Thursday, February 18, 2010

obscurity is not artistry

When are videogames going to stop playing “unambiguous good vs. unambiguous evil”? Right now it seems like game writing is mostly The DaVinci Code. Maybe a good guy will turn out to be a bad guy, but “good” and “bad” is, at most, a binary scale.

2 exceptions leap to mind:

Mass Effect allowed you to be good and bad, with one not subtracting from the other. This doesn’t stop you from making decisions with forced moral ambiguity, because someone you thought was bad turned out to be good!, but it’s a nice thought.

Assassin’s Creed titular creed is, “Nothing is true / everything is permitted”. Which is a wonderful anarchist sentiment, paired off against the totalitarian templars. It edges right up against that Nietzschean nihlism, the beyond good and evil, but falls short because the anarchists are the good guys and the templars are the bad guys.

Please note I am leaving out shitty experimental games like “The Graveyard” and “Marriage” because they literally require a readme.txt to understand. They have nothing to say for themselves and fall back on the “it’s a metaphor” defense, which served Braid (a far superior game with ultimately the same problem) very poorly.

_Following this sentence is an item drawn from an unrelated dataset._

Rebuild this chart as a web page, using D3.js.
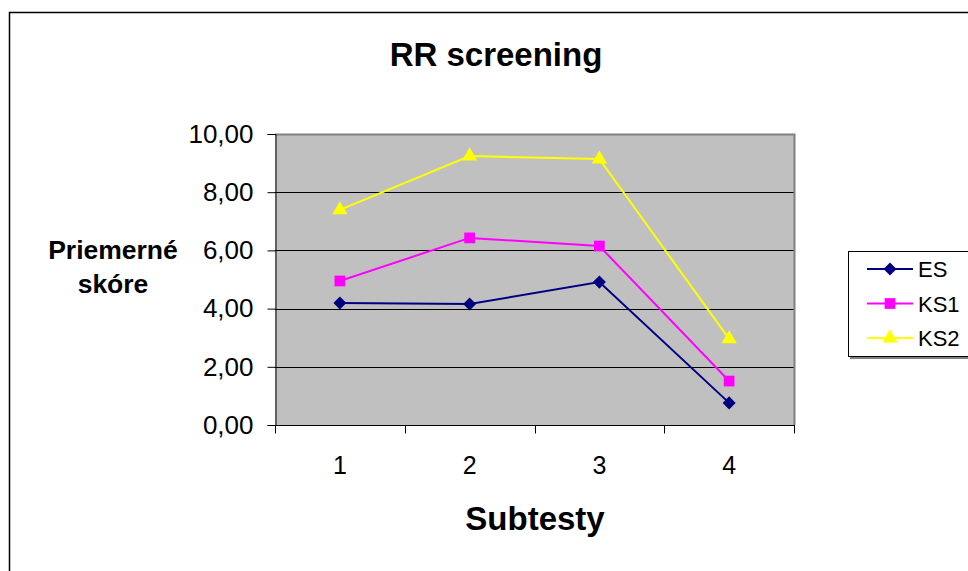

Look, Nietzsche was a coy writer who often left out several leaps in logic as an exercise for the reader (“In the mountains, the shortest way is from peak to peak: but for that you must have long legs”), but writing a game with an ambiguous purpose doesn’t make you a philosopher. Nietzsche had purpose, he had something to say, and he burned several thousand bridges to say it. Oh, games have been “edgy”, but by “edgy” we mostly mean “racist”,  or, “SUPER RACIST”, or, um… whatever this was supposed to prove. Nietzsche attacked religion, science, philosophy, governments, racism, and women (not endorsing that last bit!), he wanted to turn entire establishments on their head and to this day remains an extremely controversial figure. Show me a videogame that even tries to tackle these subjects without veering a sharp right into white privilege or “You see, killing God in a video game is controversial because God is evil” and I will promptly convert to the cult of “games are ert”.

And so help me god if anyone mentions Xenogears I will make them buy me a copy so I can play it.